##### SUPPLIED ENTRIES

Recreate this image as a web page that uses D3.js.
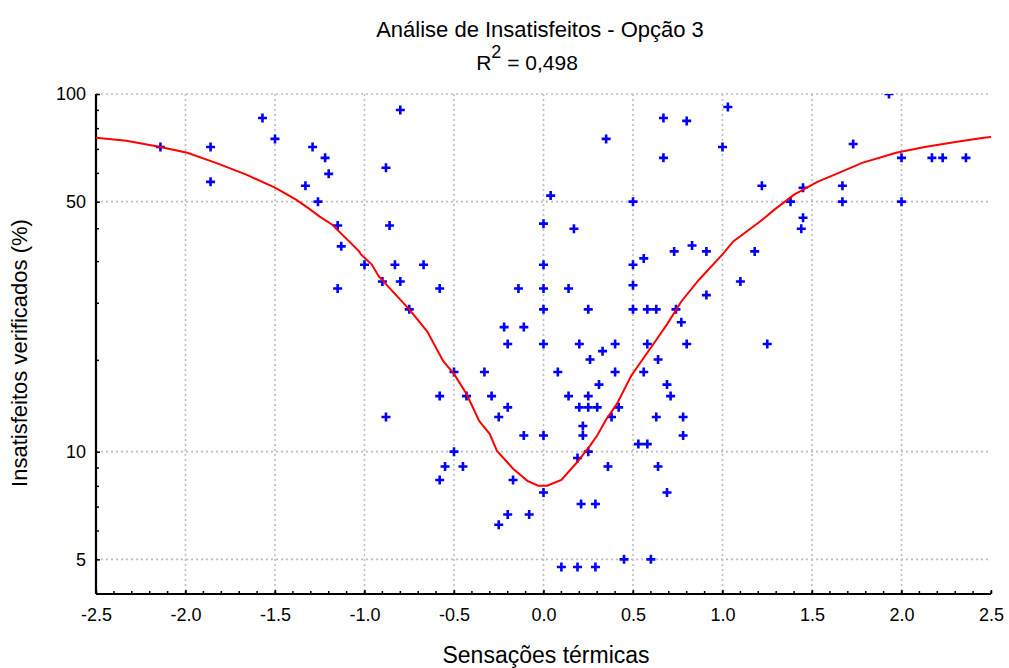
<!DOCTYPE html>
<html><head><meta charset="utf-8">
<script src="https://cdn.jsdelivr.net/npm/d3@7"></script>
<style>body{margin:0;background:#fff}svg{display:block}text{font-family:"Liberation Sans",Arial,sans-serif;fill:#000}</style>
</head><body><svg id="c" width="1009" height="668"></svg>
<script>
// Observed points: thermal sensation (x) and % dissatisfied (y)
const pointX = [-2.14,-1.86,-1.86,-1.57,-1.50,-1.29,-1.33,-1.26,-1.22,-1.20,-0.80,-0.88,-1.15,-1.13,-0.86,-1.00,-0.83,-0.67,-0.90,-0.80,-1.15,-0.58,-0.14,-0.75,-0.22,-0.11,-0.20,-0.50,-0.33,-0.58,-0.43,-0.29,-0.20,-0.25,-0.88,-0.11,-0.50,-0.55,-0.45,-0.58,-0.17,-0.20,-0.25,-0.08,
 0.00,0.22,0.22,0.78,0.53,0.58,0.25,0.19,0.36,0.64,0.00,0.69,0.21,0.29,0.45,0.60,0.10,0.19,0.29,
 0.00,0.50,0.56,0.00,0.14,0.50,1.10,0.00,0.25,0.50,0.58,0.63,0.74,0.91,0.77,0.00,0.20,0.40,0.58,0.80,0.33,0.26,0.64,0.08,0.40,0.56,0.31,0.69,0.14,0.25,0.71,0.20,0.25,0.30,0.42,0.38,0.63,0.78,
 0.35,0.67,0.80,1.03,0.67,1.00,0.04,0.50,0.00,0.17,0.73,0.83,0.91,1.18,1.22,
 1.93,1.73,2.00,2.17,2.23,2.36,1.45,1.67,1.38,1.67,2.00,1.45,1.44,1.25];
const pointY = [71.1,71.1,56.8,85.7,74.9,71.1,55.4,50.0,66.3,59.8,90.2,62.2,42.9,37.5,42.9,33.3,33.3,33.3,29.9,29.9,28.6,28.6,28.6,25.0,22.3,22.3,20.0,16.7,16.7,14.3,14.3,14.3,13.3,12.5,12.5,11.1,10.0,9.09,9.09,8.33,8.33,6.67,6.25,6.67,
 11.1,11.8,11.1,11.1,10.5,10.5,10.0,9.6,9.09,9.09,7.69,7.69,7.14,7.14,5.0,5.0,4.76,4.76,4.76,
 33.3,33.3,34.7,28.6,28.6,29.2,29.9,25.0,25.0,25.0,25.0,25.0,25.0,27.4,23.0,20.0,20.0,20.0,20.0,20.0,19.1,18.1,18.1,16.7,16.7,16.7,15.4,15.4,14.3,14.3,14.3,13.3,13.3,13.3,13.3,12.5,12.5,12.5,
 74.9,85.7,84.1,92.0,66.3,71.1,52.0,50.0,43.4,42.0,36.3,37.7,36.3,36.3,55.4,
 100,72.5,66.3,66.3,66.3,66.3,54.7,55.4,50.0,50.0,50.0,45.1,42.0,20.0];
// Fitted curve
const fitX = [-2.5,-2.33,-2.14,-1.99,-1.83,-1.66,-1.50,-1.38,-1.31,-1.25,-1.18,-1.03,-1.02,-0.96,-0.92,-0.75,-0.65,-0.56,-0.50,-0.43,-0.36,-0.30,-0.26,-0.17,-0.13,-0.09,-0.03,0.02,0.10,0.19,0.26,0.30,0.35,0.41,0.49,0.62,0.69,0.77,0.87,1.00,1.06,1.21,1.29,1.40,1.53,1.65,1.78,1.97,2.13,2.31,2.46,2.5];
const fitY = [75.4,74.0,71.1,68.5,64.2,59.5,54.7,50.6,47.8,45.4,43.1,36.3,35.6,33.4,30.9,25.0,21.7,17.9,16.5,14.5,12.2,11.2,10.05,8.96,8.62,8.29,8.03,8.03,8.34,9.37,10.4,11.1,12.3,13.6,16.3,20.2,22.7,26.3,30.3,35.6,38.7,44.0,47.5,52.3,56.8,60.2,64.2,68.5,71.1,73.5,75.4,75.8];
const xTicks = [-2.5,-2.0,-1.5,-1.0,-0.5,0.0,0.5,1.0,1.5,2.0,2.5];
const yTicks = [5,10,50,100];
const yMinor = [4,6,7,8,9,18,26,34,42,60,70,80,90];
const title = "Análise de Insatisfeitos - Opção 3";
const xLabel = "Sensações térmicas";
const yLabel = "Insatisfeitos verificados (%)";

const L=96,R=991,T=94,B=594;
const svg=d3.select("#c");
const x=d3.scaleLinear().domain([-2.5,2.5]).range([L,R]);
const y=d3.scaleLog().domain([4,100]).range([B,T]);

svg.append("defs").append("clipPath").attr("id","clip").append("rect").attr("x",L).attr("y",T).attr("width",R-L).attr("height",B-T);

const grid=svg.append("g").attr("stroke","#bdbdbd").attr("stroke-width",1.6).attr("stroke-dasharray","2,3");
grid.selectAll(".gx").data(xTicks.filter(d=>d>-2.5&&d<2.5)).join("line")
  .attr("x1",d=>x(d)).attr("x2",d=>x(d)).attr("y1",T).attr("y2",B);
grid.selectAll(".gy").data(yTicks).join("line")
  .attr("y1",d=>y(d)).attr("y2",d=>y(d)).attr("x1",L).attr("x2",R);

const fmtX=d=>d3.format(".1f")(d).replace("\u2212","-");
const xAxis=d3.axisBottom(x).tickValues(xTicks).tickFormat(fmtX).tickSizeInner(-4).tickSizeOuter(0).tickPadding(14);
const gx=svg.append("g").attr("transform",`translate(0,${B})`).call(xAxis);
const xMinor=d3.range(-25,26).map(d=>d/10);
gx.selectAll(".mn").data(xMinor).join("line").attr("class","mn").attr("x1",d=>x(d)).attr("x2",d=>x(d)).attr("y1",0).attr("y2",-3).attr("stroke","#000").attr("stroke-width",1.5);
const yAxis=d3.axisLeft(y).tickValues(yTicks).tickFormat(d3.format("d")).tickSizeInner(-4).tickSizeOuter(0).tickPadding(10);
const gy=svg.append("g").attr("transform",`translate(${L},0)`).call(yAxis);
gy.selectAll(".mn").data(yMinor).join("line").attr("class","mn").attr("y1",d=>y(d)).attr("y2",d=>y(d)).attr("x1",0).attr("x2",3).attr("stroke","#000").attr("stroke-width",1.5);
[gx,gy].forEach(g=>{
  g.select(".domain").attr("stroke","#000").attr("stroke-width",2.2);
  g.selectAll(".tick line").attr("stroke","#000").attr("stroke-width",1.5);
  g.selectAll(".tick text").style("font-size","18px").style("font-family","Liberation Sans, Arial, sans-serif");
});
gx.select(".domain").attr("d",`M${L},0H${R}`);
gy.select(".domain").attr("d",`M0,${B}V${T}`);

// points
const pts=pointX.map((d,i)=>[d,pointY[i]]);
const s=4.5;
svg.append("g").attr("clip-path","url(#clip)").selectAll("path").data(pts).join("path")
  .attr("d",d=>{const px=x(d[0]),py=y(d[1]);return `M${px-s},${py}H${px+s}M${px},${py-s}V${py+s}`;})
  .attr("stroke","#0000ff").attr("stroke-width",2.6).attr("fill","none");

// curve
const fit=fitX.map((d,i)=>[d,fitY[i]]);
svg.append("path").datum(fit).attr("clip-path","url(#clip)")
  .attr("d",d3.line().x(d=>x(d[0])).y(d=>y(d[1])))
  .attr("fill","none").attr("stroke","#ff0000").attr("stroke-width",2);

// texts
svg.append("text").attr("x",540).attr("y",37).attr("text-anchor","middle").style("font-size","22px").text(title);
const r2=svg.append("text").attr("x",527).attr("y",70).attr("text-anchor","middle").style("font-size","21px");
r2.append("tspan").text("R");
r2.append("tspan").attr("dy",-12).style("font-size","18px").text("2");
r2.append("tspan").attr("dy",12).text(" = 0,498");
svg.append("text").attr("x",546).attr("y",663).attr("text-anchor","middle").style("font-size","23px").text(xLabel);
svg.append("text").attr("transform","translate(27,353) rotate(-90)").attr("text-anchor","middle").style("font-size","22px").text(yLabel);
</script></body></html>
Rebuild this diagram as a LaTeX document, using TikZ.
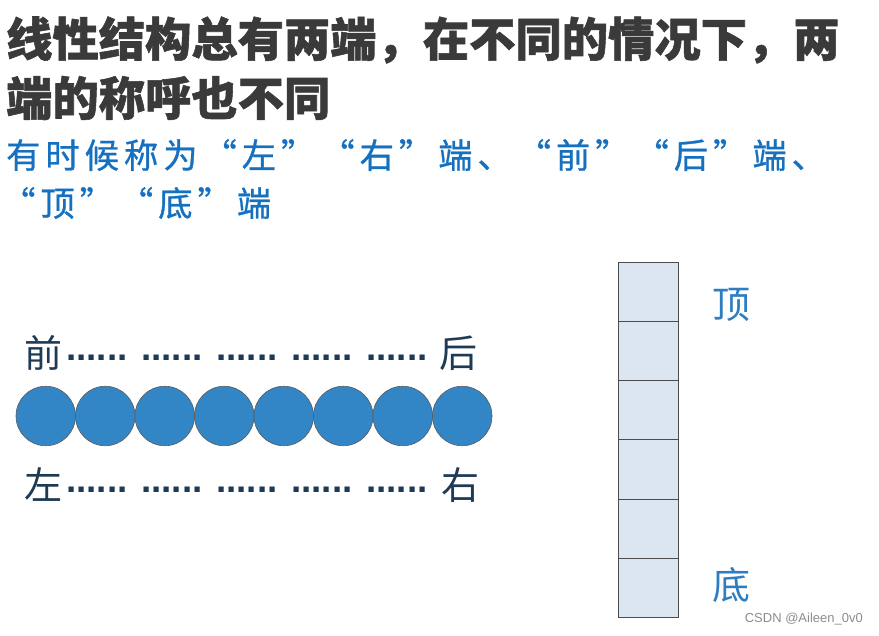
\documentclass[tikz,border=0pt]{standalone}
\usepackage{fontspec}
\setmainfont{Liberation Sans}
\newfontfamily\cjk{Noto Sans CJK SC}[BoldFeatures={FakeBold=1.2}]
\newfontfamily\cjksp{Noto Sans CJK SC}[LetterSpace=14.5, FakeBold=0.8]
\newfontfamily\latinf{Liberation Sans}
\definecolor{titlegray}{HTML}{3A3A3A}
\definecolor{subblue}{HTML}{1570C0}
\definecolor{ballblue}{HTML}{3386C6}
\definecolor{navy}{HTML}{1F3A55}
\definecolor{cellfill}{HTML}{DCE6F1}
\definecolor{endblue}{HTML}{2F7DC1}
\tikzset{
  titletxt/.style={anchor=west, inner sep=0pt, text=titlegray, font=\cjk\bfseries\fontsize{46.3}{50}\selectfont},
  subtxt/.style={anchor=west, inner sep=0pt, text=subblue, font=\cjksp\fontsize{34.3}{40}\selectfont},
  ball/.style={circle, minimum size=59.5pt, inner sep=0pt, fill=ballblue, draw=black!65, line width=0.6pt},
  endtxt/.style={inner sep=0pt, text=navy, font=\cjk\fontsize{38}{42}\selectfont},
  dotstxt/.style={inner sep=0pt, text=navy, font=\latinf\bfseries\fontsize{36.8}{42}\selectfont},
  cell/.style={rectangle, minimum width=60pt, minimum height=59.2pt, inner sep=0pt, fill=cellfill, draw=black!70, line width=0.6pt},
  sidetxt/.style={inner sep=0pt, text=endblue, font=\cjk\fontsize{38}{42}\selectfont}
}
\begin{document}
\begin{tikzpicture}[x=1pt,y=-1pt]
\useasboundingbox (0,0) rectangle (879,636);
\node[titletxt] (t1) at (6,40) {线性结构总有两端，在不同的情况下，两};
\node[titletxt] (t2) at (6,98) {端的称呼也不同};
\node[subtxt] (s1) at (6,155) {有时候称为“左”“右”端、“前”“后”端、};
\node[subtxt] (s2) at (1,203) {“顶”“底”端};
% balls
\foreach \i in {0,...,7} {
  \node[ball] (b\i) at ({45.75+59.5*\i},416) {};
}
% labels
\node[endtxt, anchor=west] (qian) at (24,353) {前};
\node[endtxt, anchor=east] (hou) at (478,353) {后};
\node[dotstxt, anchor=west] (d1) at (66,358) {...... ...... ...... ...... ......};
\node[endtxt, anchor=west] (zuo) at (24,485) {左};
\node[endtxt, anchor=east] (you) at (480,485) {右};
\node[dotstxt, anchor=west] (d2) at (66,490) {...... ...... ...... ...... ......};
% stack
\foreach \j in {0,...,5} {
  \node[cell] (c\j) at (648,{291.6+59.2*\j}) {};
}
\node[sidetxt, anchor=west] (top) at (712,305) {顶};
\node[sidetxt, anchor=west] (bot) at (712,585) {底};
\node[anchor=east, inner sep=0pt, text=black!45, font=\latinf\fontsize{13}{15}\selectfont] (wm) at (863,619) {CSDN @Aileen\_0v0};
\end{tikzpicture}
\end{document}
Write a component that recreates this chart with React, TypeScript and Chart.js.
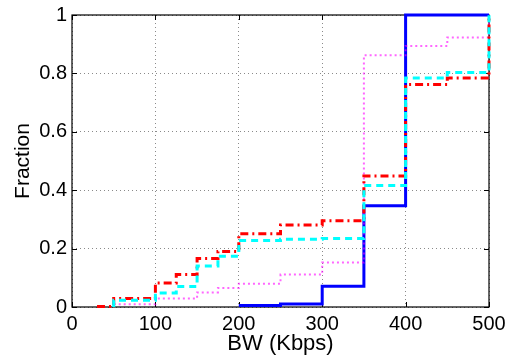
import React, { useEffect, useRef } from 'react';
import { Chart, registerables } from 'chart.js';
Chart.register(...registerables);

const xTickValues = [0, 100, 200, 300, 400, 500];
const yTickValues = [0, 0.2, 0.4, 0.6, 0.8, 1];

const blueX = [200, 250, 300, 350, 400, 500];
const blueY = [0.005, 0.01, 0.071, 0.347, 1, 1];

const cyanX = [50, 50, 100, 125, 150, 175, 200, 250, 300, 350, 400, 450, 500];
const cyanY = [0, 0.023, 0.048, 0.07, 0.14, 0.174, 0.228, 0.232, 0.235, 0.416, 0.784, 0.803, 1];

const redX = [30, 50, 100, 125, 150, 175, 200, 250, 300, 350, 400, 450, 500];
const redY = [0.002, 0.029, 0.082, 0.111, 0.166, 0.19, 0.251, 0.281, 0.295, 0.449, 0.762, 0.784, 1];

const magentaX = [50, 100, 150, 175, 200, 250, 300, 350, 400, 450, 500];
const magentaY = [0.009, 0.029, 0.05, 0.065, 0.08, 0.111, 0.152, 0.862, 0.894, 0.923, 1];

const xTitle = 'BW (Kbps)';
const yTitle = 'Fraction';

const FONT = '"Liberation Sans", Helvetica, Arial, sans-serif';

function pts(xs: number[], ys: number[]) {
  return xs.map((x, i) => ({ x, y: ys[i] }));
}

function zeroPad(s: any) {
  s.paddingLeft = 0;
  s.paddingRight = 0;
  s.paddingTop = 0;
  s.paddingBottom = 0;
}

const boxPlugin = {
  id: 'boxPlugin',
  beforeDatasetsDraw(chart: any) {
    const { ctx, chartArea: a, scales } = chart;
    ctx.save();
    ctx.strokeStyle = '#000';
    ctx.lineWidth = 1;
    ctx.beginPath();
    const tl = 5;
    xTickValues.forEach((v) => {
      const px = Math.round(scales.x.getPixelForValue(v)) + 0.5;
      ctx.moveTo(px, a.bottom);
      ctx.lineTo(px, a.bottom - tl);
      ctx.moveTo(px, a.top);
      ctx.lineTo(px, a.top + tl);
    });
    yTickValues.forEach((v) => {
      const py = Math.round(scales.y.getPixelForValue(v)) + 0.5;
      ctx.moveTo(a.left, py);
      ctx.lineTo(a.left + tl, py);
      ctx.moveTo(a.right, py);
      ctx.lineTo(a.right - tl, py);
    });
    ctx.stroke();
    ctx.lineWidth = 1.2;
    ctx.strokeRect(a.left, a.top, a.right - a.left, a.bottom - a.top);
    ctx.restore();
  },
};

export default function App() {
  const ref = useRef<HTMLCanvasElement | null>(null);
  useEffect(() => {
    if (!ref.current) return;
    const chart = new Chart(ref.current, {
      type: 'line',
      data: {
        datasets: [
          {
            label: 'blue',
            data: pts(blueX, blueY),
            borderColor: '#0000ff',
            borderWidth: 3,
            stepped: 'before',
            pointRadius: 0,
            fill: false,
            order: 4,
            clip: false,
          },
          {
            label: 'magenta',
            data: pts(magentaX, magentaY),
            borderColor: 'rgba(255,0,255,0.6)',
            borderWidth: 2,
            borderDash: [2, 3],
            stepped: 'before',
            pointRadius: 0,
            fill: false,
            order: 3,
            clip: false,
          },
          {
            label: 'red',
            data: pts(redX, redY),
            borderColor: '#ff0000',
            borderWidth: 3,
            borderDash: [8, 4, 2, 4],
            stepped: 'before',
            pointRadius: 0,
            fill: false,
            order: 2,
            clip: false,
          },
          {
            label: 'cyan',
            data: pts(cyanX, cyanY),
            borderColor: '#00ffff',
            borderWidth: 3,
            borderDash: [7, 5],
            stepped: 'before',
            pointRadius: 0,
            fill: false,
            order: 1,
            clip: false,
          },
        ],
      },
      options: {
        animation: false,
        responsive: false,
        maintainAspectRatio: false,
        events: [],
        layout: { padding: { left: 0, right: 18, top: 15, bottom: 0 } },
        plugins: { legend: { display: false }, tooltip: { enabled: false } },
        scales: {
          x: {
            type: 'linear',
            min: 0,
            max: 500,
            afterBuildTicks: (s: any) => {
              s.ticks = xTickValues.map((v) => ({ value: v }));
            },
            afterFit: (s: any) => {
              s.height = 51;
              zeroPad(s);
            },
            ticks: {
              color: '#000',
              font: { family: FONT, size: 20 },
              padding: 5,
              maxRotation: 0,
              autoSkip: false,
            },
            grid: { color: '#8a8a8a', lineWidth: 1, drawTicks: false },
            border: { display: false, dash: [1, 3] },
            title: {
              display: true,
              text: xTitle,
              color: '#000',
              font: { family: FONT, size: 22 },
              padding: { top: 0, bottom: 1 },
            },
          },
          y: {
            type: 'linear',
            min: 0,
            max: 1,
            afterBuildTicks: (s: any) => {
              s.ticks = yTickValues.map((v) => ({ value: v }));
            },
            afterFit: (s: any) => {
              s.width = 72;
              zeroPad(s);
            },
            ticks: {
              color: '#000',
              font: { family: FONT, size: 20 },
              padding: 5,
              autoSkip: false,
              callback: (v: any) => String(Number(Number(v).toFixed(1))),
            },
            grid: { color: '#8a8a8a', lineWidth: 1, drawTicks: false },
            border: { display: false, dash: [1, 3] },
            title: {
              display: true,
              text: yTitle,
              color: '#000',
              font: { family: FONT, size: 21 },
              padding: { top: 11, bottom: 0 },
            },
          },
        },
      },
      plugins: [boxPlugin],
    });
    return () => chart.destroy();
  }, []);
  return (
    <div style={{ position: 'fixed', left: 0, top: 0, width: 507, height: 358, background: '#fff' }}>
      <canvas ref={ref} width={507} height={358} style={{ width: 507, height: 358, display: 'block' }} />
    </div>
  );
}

##########

Extract exactly, and only, the lines from the one with "Write a component" to the one with "const blueY = [0.005, 0.01, 0.071, 0.347, 1, 1];", both ends counted. Leave the images behind.

• [FINISHED EXERCISE]:
Write a component that recreates this chart with React, TypeScript and Chart.js.
import React, { useEffect, useRef } from 'react';
import { Chart, registerables } from 'chart.js';
Chart.register(...registerables);

const xTickValues = [0, 100, 200, 300, 400, 500];
const yTickValues = [0, 0.2, 0.4, 0.6, 0.8, 1];

const blueX = [200, 250, 300, 350, 400, 500];
const blueY = [0.005, 0.01, 0.071, 0.347, 1, 1];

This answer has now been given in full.